Джевонс ввел также понятия потока и запаса (stock — запас, капитал) ресурсов, обратив внимание на тот факт, что другие страны живут за счет ежегодного урожая (то есть потока солнечной энергии), а Великобритания за счет капитала, причем этот капитал не дает процентов: будучи превращенным в тепло, свет и механическую силу; он исчезает в пространстве. В переписку с Джевонсом вступили Гладстон и патриарх английской науки Дж. Гершель, Дж. С. Милль докладывал о книге в парламенте. Напротив, экономическая литература обошла книгу, которая регулярно переиздавалась в течение целого века, почти полным молчанием. Та проблема, которую поднял Джевонс, оказалась вне сферы экономической науки.

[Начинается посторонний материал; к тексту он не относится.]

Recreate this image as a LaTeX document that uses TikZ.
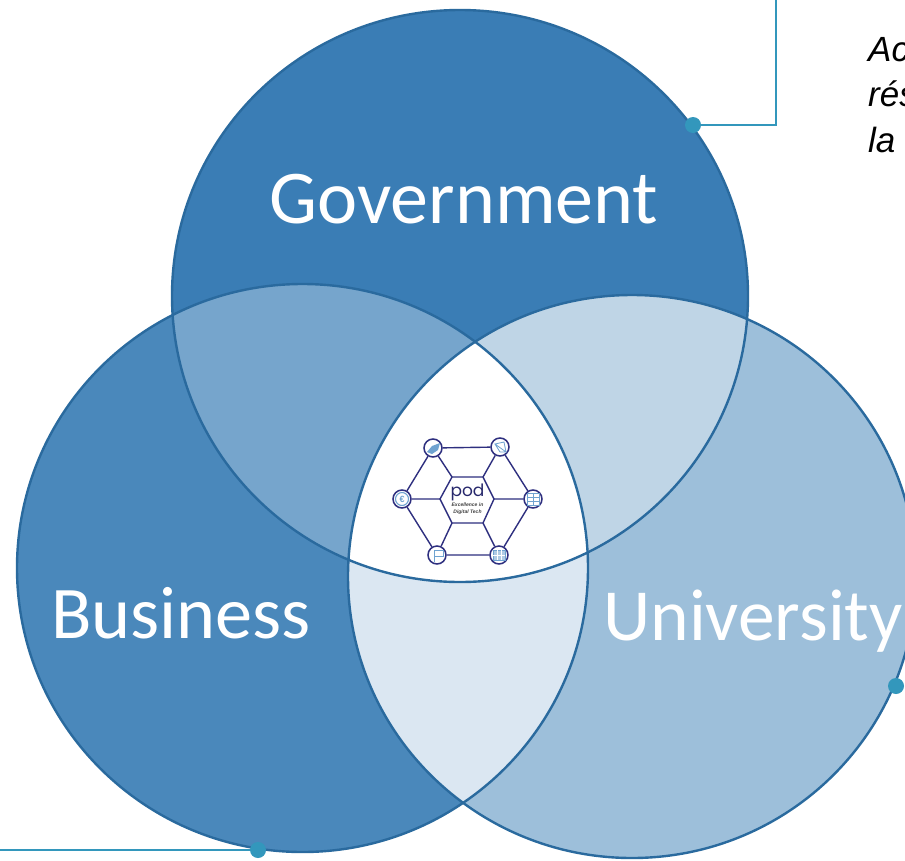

В 1881 г. Маркс отверг работу С. А. Подолинского, который предлагал включить в политэкономию проблему энергии. Та же судьба постигла работу Р. Клаузиуса «О запасах энергии в природе и их оценка с точки зрения использования человечеством» (1885). Объясняя смысл второго начала термодинамики с точки зрения экономики, Клаузиус сделал такие ясные и фундаментальные утверждения, что, казалось бы, экономисты просто не могли не подвергнуть ревизии все главные догмы политэкономической модели. Однако никакого эффекта выступление Клаузиуса, означавшее, по сути, смену научной картины мира, на экономическую науку не оказало. В наступившем веке электричества, как и раньше, говорилось о производстве — теперь уже электроэнергии.
Всякие попытки ввести в экономическую теорию объективные, физические свойства вещей, учесть несводимость их ценности к цене («несоизмеримость») сразу же вызывали жесткую критику из политэкономии. Эта критика резко усилилась в XX веке после начала широкого использования нефти и газа. Выступая против попыток ввести в экономику энергетическое измерение, Ф. фон Хайек в статьях 40-х годов XX века подчеркивал, что эффективность экономической науки зависит от систематического следования принципу субъективизма. Для экономики имеют значения только выраженные на рынке предпочтения атомизированных индивидов [30, с. 182].
Фон Хайек, уже с позиций неолиберализма, высоко оценил критику «энергетической социологии» В. Оствальда, которую с позиций хрематистики предпринял в 1909 г. Макс Вебер. Оствальд определял прогресс как расширение источников доступной энергии и повышение термодинамической эффективности ее использования. Вебер же доказывал, что прогресс определяется только монетарным методом — на рынке. Поэтому замена мускула (самой эффективной термодинамической машины) станком, использующим энергию ископаемого топлива, есть прогресс, если производимый товар оказывается дешевле. В господствующей экономической модели проблемы энергии просто не существовало.
Однако экономическая эффективность, определенная на рынке, в данном случае ведет к самообману, для обнаружения которого «общество знания» обладало достаточными когнитивными средствами. Они, однако, были блокированы сложившимися в нем социальными механизмами (идеологией и обслуживающими ее теориями, экспертизой и СМИ). В книге Ф. Коттрелла «Энергия и общество» (1955) был приведен подсчет: при механизированном выращивании риса в Арканзасе фермер экономит по сравнению с японским крестьянином, работающим мотыгой, 88 человеко-дней на 50 бушелей риса. Но при этом он вкладывает только в покупку трактора, горючего, электричества и удобрений, сумму, которая эквивалентна покупке энергии 800 человеко-дней (не считая затрат энергии на производство этих технических средств) [129, с. 58]. Экономическая эффективность очевидно вела к колоссальной энергетической неэффективности, которая рано или поздно должна была достичь критического значения.